Quinze dias dramáticos, em que a Europa se viu confrontada com Vladimir Putin como antes o fora com Hitler. Destaque para as contradições de uma estratégia de apaziguamento (Sudetas/Áustria vs. Ossétia/Crimeia/Donbass), antes ou agora, que nunca foi capaz de parar ditadores.
Gostaria de realçar a solidariedade europeia, especialmente das sociedades civis como a portuguesa, onde toda uma nação se mobilizou para ajudar o povo e os refugiados da Ucrânia. Perdoar-me-ão, mas os bancários atuais têm estado muito ativos neste papel, como antes estiveram os bancários de há seis décadas, a acolher refugiados durante a guerra civil espanhola e a Segunda Guerra Mundial.
Embora o cenário económico esteja intrinsecamente ligado ao desenrolar da guerra, à sua duração e intensidade, de uma coisa estamos certos: vai haver uma redistribuição de riqueza. Uns, na Ucrânia e na Rússia, ficarão, quiçá, sem a vida, e muitos mais sem casa e sem trabalho. Outros países irão beneficiar do deslocamento dos fluxos turísticos e de investimento, do Báltico e do Mediterrâneo Oriental, a caminho da Europa do Sul e Ocidental.
A maioria dos europeus, contudo, ficará condicionada pela alta dos preços da energia, com impactos na indústria transformadora, nos preços dos combustíveis e no nível geral de preços. Sim, a inflação, como já aqui referi anteriormente, não será de caráter conjuntural, ganhou uma dinâmica estrutural.
O Banco Central Europeu vai reduzir as suas compras de ativos e, provavelmente, fará uma subida ligeira de juros, já em 2022. Um e outro terão um impacto negativo em vários setores, mas muito positivo nos fundos de pensões e na intermediação financeira.
Como a História nos ensina, tempos de inflação moderada, ou mesmo alta, foram sempre propícios aos fundos de pensões e à intermediação financeira. Mas 2022 será também um bom ano para a banca comercial que, tudo indica, beneficiará de um ciclo de elevada rendibilidade.
Se o ano transato tinha sido um dos melhores de sempre para a banca, grande parte da indústria transformadora e para o turismo, mal se percebe a insistência de entidades patronais em fazerem atualizações das cláusulas de expressão pecuniária e das tabelas salariais que não compensem os trabalhadores pela inflação (1,3% em 2021) e pelos ganhos de produtividade.
E também se percebe mal a insistência de algumas destas entidades patronais em querer continuar o ciclo de empobrecimento dos trabalhadores em 2022, quando se sabe que a inflação vai impactar nos rendimentos dos seus assalariados.

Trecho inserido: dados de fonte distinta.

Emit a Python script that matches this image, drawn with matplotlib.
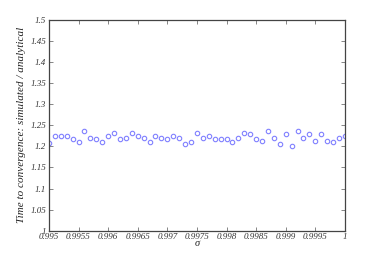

Não se percebe, também, que certas organizações sindicais, querendo iludir a sua não vontade de lutar por aumentos decentes em 2021 e 2022, queiram arrastar-nos a todos com a sua tentativa, tosca, de englobar a negociação de 2021, a par com a de 2022. Como se os trabalhadores fossem vítimas de analfabetismo financeiro ou de uma qualquer ilusão monetária.
Talvez seja isto que o senhor Presidente da República tenha em mente quando fala em necessidade de solidariedade em tempos difíceis: com a inflação em alta, com resultados das empresas de vários setores também em níveis sem precedente, não chega a solidariedade com o povo ucraniano. É preciso parar o ciclo de empobrecimento dos trabalhadores.
Que a Ucrânia e o seu drama não sejam o pretexto para não pararmos o caminho da desigualdade e do empobrecimento de quem trabalha em Portugal.